## What is asked
Exactly the lines from the first line of the records to the line holding "2.01, 2.07, 2.13]" should be duplicated, and nothing more; pictures stay out.

....

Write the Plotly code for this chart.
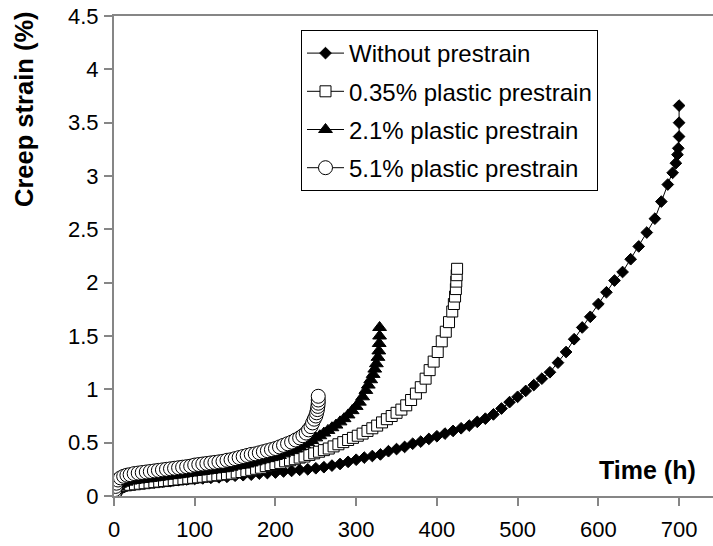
import plotly.graph_objects as go

# ---- data ----
x_without = [0, 1, 2, 4, 6, 8, 10, 15, 20, 30, 40, 50, 60, 70, 80, 90, 100, 110, 120, 130,
             140, 150, 160, 170, 180, 190, 200, 210, 220, 230, 240, 250, 260, 270, 280, 290,
             300, 310, 320, 330, 340, 350, 360, 370, 380, 390, 400, 410, 420, 430, 440, 450,
             460, 470, 480, 490, 500, 510, 520, 530, 540, 550, 560, 570, 580, 590, 600, 610,
             620, 630, 640, 650, 660, 670, 678, 686, 692, 696, 698, 699, 700, 700, 700]
y_without = [0.00, 0.03, 0.05, 0.07, 0.08, 0.09, 0.10, 0.105, 0.11, 0.12, 0.125, 0.13, 0.135,
             0.14, 0.15, 0.155, 0.16, 0.165, 0.17, 0.175, 0.18, 0.19, 0.195, 0.20, 0.21, 0.215,
             0.22, 0.23, 0.235, 0.245, 0.25, 0.26, 0.27, 0.285, 0.30, 0.32, 0.34, 0.36, 0.375,
             0.39, 0.42, 0.44, 0.46, 0.49, 0.51, 0.535, 0.56, 0.585, 0.61, 0.635, 0.66, 0.695,
             0.725, 0.765, 0.82, 0.88, 0.93, 0.985, 1.04, 1.10, 1.16, 1.25, 1.35, 1.47, 1.58,
             1.68, 1.80, 1.91, 2.02, 2.10, 2.22, 2.34, 2.47, 2.60, 2.76, 2.92, 3.03, 3.12, 3.20,
             3.26, 3.37, 3.50, 3.66]

x_035 = [0, 2, 4, 7, 10, 15, 20, 26, 32, 38, 44, 50, 56, 62, 68, 74, 80, 86, 92, 98, 104, 110,
         116, 122, 128, 134, 140, 146, 152, 158, 164, 170, 176, 182, 188, 194, 200, 206, 212,
         218, 224, 230, 236, 242, 248, 254, 260, 266, 272, 278, 284, 290, 296, 302, 308, 314,
         320, 326, 332, 338, 344, 350, 356, 362, 368, 374, 380, 386, 391, 396, 401, 406, 411,
         415, 419, 421, 422.5, 423.5, 424, 424.5, 425]
y_035 = [0.00, 0.05, 0.07, 0.085, 0.095, 0.10, 0.105, 0.11, 0.115, 0.12, 0.125, 0.13, 0.135,
         0.14, 0.145, 0.15, 0.155, 0.16, 0.165, 0.17, 0.175, 0.18, 0.185, 0.19, 0.195, 0.20,
         0.205, 0.21, 0.22, 0.225, 0.235, 0.245, 0.255, 0.265, 0.28, 0.29, 0.30, 0.31, 0.325,
         0.335, 0.345, 0.36, 0.37, 0.385, 0.40, 0.415, 0.43, 0.445, 0.465, 0.485, 0.505, 0.525,
         0.545, 0.565, 0.585, 0.61, 0.635, 0.66, 0.69, 0.72, 0.75, 0.78, 0.81, 0.85, 0.90, 0.96,
         1.02, 1.10, 1.18, 1.26, 1.35, 1.45, 1.54, 1.63, 1.73, 1.80, 1.87, 1.94, 2.01, 2.07, 2.13]

x_21 = [0, 2, 4, 7, 10, 15, 20, 25, 30, 35, 40, 45, 50, 55, 60, 65, 70, 75, 80, 85, 90, 95,
        100, 105, 110, 115, 120, 125, 130, 135, 140, 145, 150, 155, 160, 165, 170, 175, 180,
        185, 190, 195, 200, 205, 210, 215, 220, 225, 230, 235, 240, 245, 250, 255, 260, 265,
        270, 275, 280, 285, 290, 295, 300, 304, 308, 312, 315, 318, 321, 323, 325, 327, 328,
        328.5, 329, 329]
y_21 = [0.00, 0.06, 0.09, 0.11, 0.12, 0.13, 0.14, 0.145, 0.15, 0.155, 0.16, 0.165, 0.17,
        0.175, 0.18, 0.185, 0.19, 0.195, 0.20, 0.205, 0.21, 0.215, 0.22, 0.225, 0.23, 0.235,
        0.24, 0.245, 0.25, 0.255, 0.26, 0.27, 0.28, 0.285, 0.29, 0.30, 0.31, 0.32, 0.33, 0.34,
        0.35, 0.36, 0.37, 0.38, 0.395, 0.41, 0.425, 0.44, 0.46, 0.48, 0.50, 0.52, 0.545, 0.565,
        0.59, 0.615, 0.64, 0.665, 0.695, 0.725, 0.76, 0.80, 0.84, 0.88, 0.93, 0.99, 1.04, 1.09,
        1.14, 1.19, 1.24, 1.30, 1.36, 1.43, 1.50, 1.58]

x_51 = [0, 0.5, 1, 2, 3, 5, 8, 12, 16, 20, 25, 30, 35, 40, 45, 50, 55, 60, 65, 70, 75, 80, 85,
        90, 95, 100, 105, 110, 115, 120, 125, 130, 135, 140, 145, 150, 155, 160, 165, 170, 175,
        180, 185, 190, 195, 200, 205, 210, 215, 220, 225, 230, 234, 238, 241, 244, 246, 248,
        250, 251, 252, 252.5, 253, 253, 253]
y_51 = [0.00, 0.03, 0.06, 0.09, 0.12, 0.15, 0.17, 0.185, 0.195, 0.20, 0.21, 0.215, 0.22, 0.225,
        0.23, 0.235, 0.24, 0.245, 0.25, 0.255, 0.26, 0.265, 0.27, 0.275, 0.28, 0.29, 0.295,
        0.30, 0.305, 0.31, 0.315, 0.32, 0.325, 0.335, 0.34, 0.35, 0.36, 0.37, 0.38, 0.39, 0.395,
        0.405, 0.415, 0.425, 0.435, 0.445, 0.46, 0.475, 0.49, 0.505, 0.525, 0.545, 0.565, 0.59,
        0.62, 0.65, 0.685, 0.72, 0.75, 0.78, 0.81, 0.84, 0.87, 0.90, 0.935]

names = ["Without prestrain", "0.35% plastic prestrain", "2.1% plastic prestrain",
         "5.1% plastic prestrain"]
x_ticks = [0, 100, 200, 300, 400, 500, 600, 700]
y_ticks = [0, 0.5, 1, 1.5, 2, 2.5, 3, 3.5, 4, 4.5]
y_tick_text = ["0", "0.5", "1", "1.5", "2", "2.5", "3", "3.5", "4", "4.5"]

FONT = "Liberation Sans, Arial, sans-serif"
GRAY = "#868686"

W, H = 713, 546
PL, PT, PW, PH = 114, 16, 599, 480


def px(xp):
    return (xp - PL) / PW


def py(yp):
    return (PT + PH - yp) / PH


series = [
    (x_without, y_without, dict(symbol="diamond", size=9, color="black",
                                line=dict(color="black", width=1))),
    (x_035, y_035, dict(symbol="square", size=11, color="white",
                        line=dict(color="black", width=1))),
    (x_21, y_21, dict(symbol="triangle-up", size=12, color="black",
                      line=dict(color="black", width=1))),
    (x_51, y_51, dict(symbol="circle", size=14, color="white",
                      line=dict(color="black", width=1))),
]

fig = go.Figure()
for i, (xs, ys, mk) in enumerate(series):
    fig.add_trace(go.Scatter(x=xs, y=ys, mode="lines+markers", name=names[i],
                             legendgroup=str(i),
                             line=dict(color="black", width=1), marker=mk))

fig.update_layout(
    width=W, height=H,
    margin=dict(l=PL, r=W - PL - PW, t=PT, b=H - PT - PH),
    paper_bgcolor="white", plot_bgcolor="white",
    font=dict(family=FONT, size=22, color="black"),
    showlegend=True,
    legend=dict(x=px(301), y=py(30), xanchor="left", yanchor="top",
                bordercolor="black", borderwidth=1, bgcolor="white",
                font=dict(size=24, family=FONT), tracegroupgap=4,
                traceorder="grouped", itemwidth=37),
    xaxis=dict(range=[0, 742], tickvals=x_ticks, showgrid=False, zeroline=False,
               showline=True, linecolor=GRAY, linewidth=2, mirror=True,
               ticks="outside", ticklen=8, tickwidth=2, tickcolor=GRAY,
               tickfont=dict(size=22), ticklabelstandoff=5,
               ticklabeloverflow="allow"),
    yaxis=dict(range=[0, 4.5], tickvals=y_ticks, ticktext=y_tick_text,
               showgrid=False, zeroline=False,
               showline=True, linecolor=GRAY, linewidth=2,
               ticks="outside", ticklen=8, tickwidth=2, tickcolor=GRAY,
               tickfont=dict(size=22), ticklabelstandoff=1,
               ticklabeloverflow="allow"),
    annotations=[
        dict(text="<b>Creep strain (%)</b>", textangle=-90, xref="paper", yref="paper",
             x=px(24), y=py(109), xanchor="center", yanchor="middle",
             showarrow=False, font=dict(size=25.5, family=FONT)),
        dict(text="<b>Time (h)</b>", xref="paper", yref="paper",
             x=px(698), y=py(470), xanchor="right", yanchor="middle",
             showarrow=False, font=dict(size=25, family=FONT)),
    ],
)

fig.write_html("out.html", config={"displayModeBar": False},
               post_script="document.body.style.margin='0';document.body.style.overflow='hidden';")
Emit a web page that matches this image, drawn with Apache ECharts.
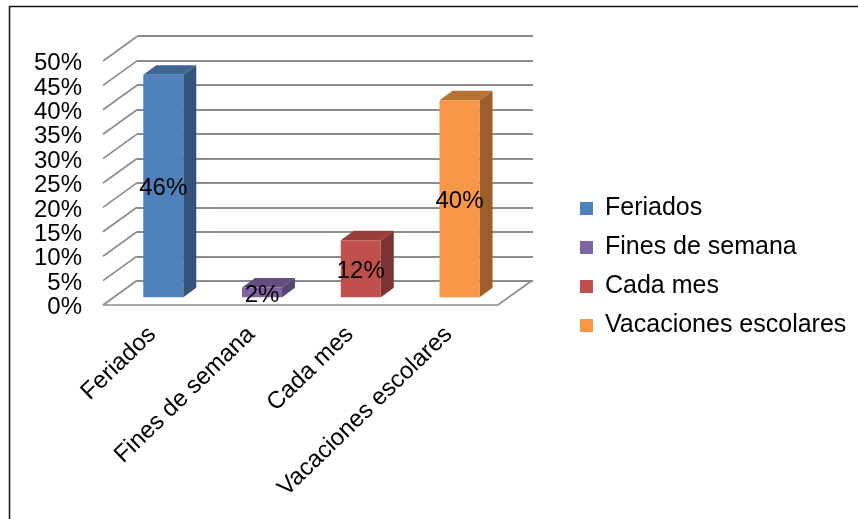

....

## Output
Write the Plotly code for this chart.
import plotly.graph_objects as go

# ---- data ----
x_without = [0, 1, 2, 4, 6, 8, 10, 15, 20, 30, 40, 50, 60, 70, 80, 90, 100, 110, 120, 130,
             140, 150, 160, 170, 180, 190, 200, 210, 220, 230, 240, 250, 260, 270, 280, 290,
             300, 310, 320, 330, 340, 350, 360, 370, 380, 390, 400, 410, 420, 430, 440, 450,
             460, 470, 480, 490, 500, 510, 520, 530, 540, 550, 560, 570, 580, 590, 600, 610,
             620, 630, 640, 650, 660, 670, 678, 686, 692, 696, 698, 699, 700, 700, 700]
y_without = [0.00, 0.03, 0.05, 0.07, 0.08, 0.09, 0.10, 0.105, 0.11, 0.12, 0.125, 0.13, 0.135,
             0.14, 0.15, 0.155, 0.16, 0.165, 0.17, 0.175, 0.18, 0.19, 0.195, 0.20, 0.21, 0.215,
             0.22, 0.23, 0.235, 0.245, 0.25, 0.26, 0.27, 0.285, 0.30, 0.32, 0.34, 0.36, 0.375,
             0.39, 0.42, 0.44, 0.46, 0.49, 0.51, 0.535, 0.56, 0.585, 0.61, 0.635, 0.66, 0.695,
             0.725, 0.765, 0.82, 0.88, 0.93, 0.985, 1.04, 1.10, 1.16, 1.25, 1.35, 1.47, 1.58,
             1.68, 1.80, 1.91, 2.02, 2.10, 2.22, 2.34, 2.47, 2.60, 2.76, 2.92, 3.03, 3.12, 3.20,
             3.26, 3.37, 3.50, 3.66]

x_035 = [0, 2, 4, 7, 10, 15, 20, 26, 32, 38, 44, 50, 56, 62, 68, 74, 80, 86, 92, 98, 104, 110,
         116, 122, 128, 134, 140, 146, 152, 158, 164, 170, 176, 182, 188, 194, 200, 206, 212,
         218, 224, 230, 236, 242, 248, 254, 260, 266, 272, 278, 284, 290, 296, 302, 308, 314,
         320, 326, 332, 338, 344, 350, 356, 362, 368, 374, 380, 386, 391, 396, 401, 406, 411,
         415, 419, 421, 422.5, 423.5, 424, 424.5, 425]
y_035 = [0.00, 0.05, 0.07, 0.085, 0.095, 0.10, 0.105, 0.11, 0.115, 0.12, 0.125, 0.13, 0.135,
         0.14, 0.145, 0.15, 0.155, 0.16, 0.165, 0.17, 0.175, 0.18, 0.185, 0.19, 0.195, 0.20,
         0.205, 0.21, 0.22, 0.225, 0.235, 0.245, 0.255, 0.265, 0.28, 0.29, 0.30, 0.31, 0.325,
         0.335, 0.345, 0.36, 0.37, 0.385, 0.40, 0.415, 0.43, 0.445, 0.465, 0.485, 0.505, 0.525,
         0.545, 0.565, 0.585, 0.61, 0.635, 0.66, 0.69, 0.72, 0.75, 0.78, 0.81, 0.85, 0.90, 0.96,
         1.02, 1.10, 1.18, 1.26, 1.35, 1.45, 1.54, 1.63, 1.73, 1.80, 1.87, 1.94, 2.01, 2.07, 2.13]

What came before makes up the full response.